MERCED — At the year's halfway point, businesses appear to be looking at Merced with greater optimism.
"The businesses that were looking to come into Merced in the past that put their projects on hold, they're coming back," said Frank Quintero, Merced's economic development director.
Quintero said it's too early in the process to give company names, but he's meeting with firms who want to evaluate the city. Besides the businesses that are giving the city another look, he said other companies have been in contact with him.
He said he agrees with a study by Stockton's University of the Pacific that predicts slow and steady growth in Merced. The study predicts more than 2 percent job growth in the area through 2016.
"We will continue to see activity grow in Merced," Quintero said, particularly downtown.
Quintero said the area is experiencing a boost from some entrepreneurs who have been drawn to the city's entertainment hub, and the new businesses on Main Street are a welcome sight to some downtown patrons.
"I hope that it keeps progressing in that direction," Melissa Beckwith, 32, said.
The Merced-area nanny said she spends many hours in downtown at Playhouse Merced.
"It's a good area historically; the buildings are really great," Beckwith said. "It would be nice to keep the focus down here."
A new bar and eatery downtown are the latest signs of an uptick in business activity, as is a boat dealer at the edge of Main Street.
A beer and wine bar, 17th Street Public House, flung open its doors for the first time Thursday. The business at 315 W. Main St., which specializes in craft beers and wine, is owned by the same partners who run The Partisan.
R.C. Essig, 33, said the bar has a laid-back atmosphere, and sports 18 beers on tap and 29 in the bottle.
"This place is all about networking, and being able to drink and talk to people," Essig said, "and not really have to have a DJ or whatever event."
Essig said the craft beers take advantage of a niche market, so it can be successful while not hurting other bars in the area. "I never step on toes," he said.
Another upstart, At The Pier, moved into downtown on June 5. Kris Bruns, who opened the business with wife Sherry, said the eatery at 439 W. Main St. offers hot dogs, clam chowder and funnel cakes, among other foods you might find at the beach.
"I do a lot of motorcycle riding up and down the coast," the 45-year-old said. "I thought, 'It's the kind of foods I like, so (I'll) try this.' "
One sign of an improving economy to Todd Gaughn is the increase in boat manufacturing and sales.
The 34-year-old opened Central Valley Power Sports, 1775 V St., on June 29. "Jobs are on the rise, boat sales are on the rise, there's a region that has existing sales and customers," Gaughn said, referring to the Merced area. "It's an opportunity."
The dealer sells boats made by Centurion, Supreme and Polaris. Gaughn said he specializes in inboard motorboats, which are primarily used for wakeboarding.
Not every part of Merced is seeing growth, though.

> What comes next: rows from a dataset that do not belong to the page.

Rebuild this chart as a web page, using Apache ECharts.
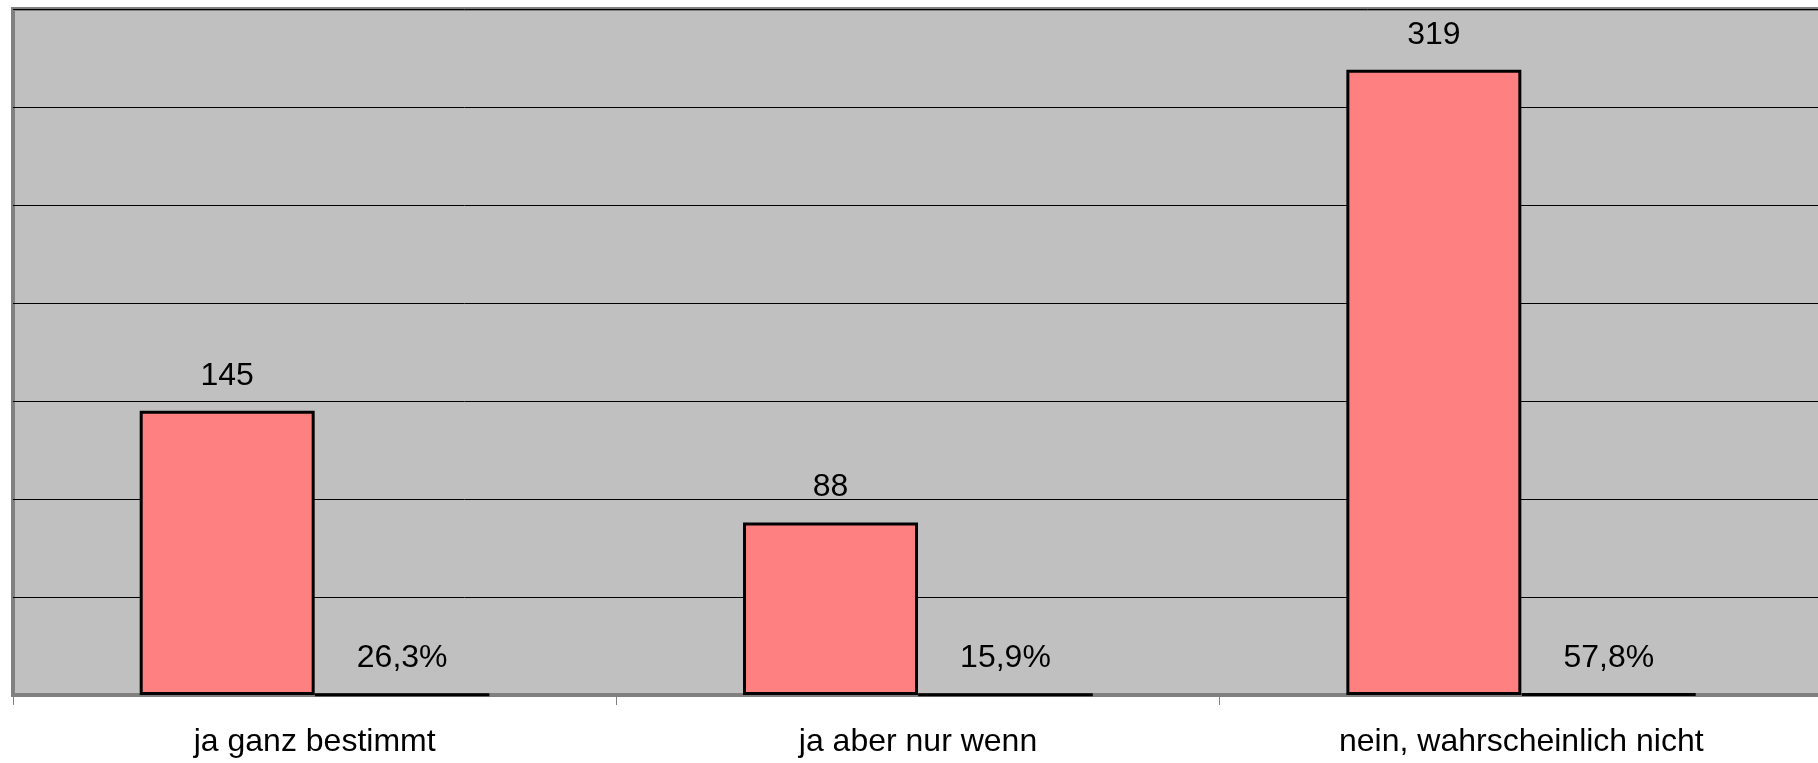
<!DOCTYPE html>
<html>
<head>
<meta charset="utf-8">
<script src="https://cdn.jsdelivr.net/npm/echarts@6/dist/echarts.min.js"></script>
<style>
    html, body { margin: 0; padding: 0; background: #fff; }
    #chart { width: 1818px; height: 763px; }
</style>
</head>
<body>
<div id="chart"></div>
<script>
// categories and values
var categories = ['ja ganz bestimmt', 'ja aber nur wenn', 'nein, wahrscheinlich nicht'];
var counts = [145, 88, 319];
var shares = [0.263, 0.159, 0.578];   // second series, drawn on same axis (almost flat)

var yTicks = { min: 0, max: 350, interval: 50 };

var chart = echarts.init(document.getElementById('chart'));

var labelFont = {
    fontFamily: 'Liberation Sans, Arial, sans-serif',
    fontSize: 32,
    color: '#000'
};

var option = {
    animation: false,
    grid: {
        left: 13,
        width: 1810,   // plot runs past the right edge of the picture
        top: 9,
        bottom: 68,
        outerBoundsMode: 'none',
        containLabel: false,
        show: true,
        backgroundColor: '#c0c0c0',
        borderColor: '#808080',
        borderWidth: 4
    },
    xAxis: {
        type: 'category',
        data: categories,
        axisLine: { show: true, lineStyle: { color: '#808080', width: 2 } },
        axisTick: { show: true, length: 10, lineStyle: { color: '#808080', width: 1 } },
        axisLabel: {
            margin: 31,
            fontFamily: labelFont.fontFamily,
            fontSize: labelFont.fontSize,
            color: '#000'
        }
    },
    yAxis: {
        type: 'value',
        min: yTicks.min,
        max: yTicks.max,
        interval: yTicks.interval,
        axisLine: { show: false },
        axisTick: { show: false },
        axisLabel: { show: false },
        splitLine: { show: true, lineStyle: { color: '#000', width: 1 } }
    },
    series: [
        {
            name: 'Anzahl',
            type: 'bar',
            data: counts,
            barGap: '0%',
            barCategoryGap: '42%',
            itemStyle: { color: '#ff8080', borderColor: '#000', borderWidth: 3 },
            label: {
                show: true,
                position: 'top',
                distance: 19,
                fontFamily: labelFont.fontFamily,
                fontSize: labelFont.fontSize,
                color: '#000'
            }
        },
        {
            name: 'Anteil',
            type: 'bar',
            data: shares,
            itemStyle: { color: '#000', borderColor: '#000', borderWidth: 3 },
            label: {
                show: true,
                position: 'top',
                distance: 19,
                fontFamily: labelFont.fontFamily,
                fontSize: labelFont.fontSize,
                color: '#000',
                formatter: function (p) {
                    return (p.value * 100).toFixed(1).replace('.', ',') + '%';
                }
            }
        }
    ]
};

chart.setOption(option);
</script>
</body>
</html>
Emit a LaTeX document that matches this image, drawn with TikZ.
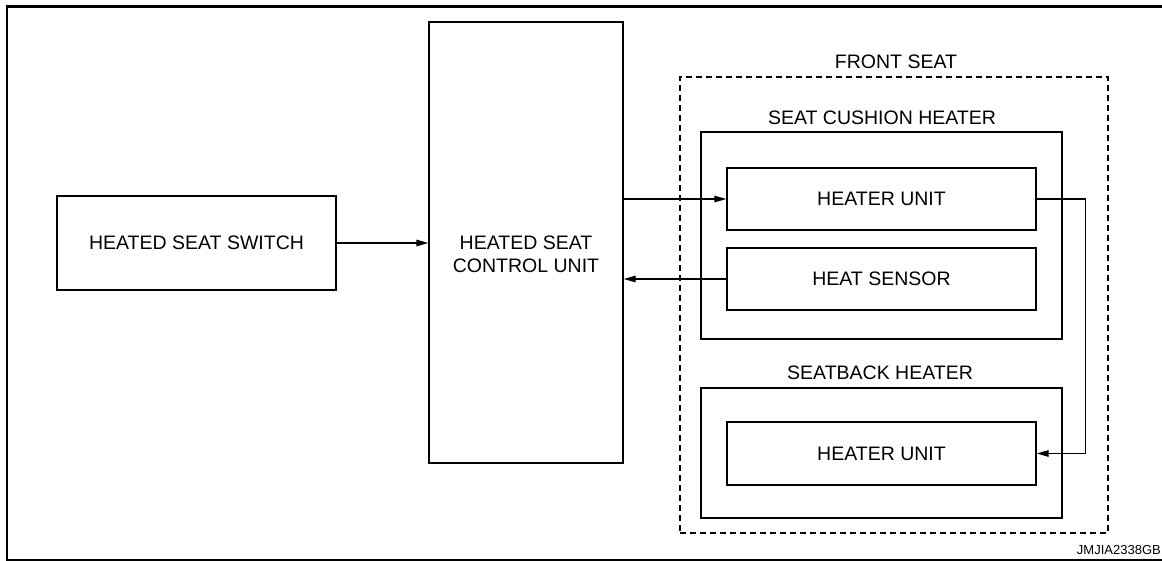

Quintero said south Merced has not seen much change. Plans for a neighborhood shopping center near Childs Avenue and Canal Street hit some snags.
He said the state's decision to squash redevelopment agencies in 2012, and phase out the Enterprise Zone Program this year could slow growth in south Merced.
"That makes trying to draw an investor or a retailer into an underserved area very difficult," he said.
Retail stores have proven cautious in the first part of the year, Quintero said. "They're really studying the numbers and making sure our market can support whatever their business model is," he said.
The existing retail stores should continue to do well, Quintero said, as places like the Merced Mall and Merced Market Place continue to draw from the entire region.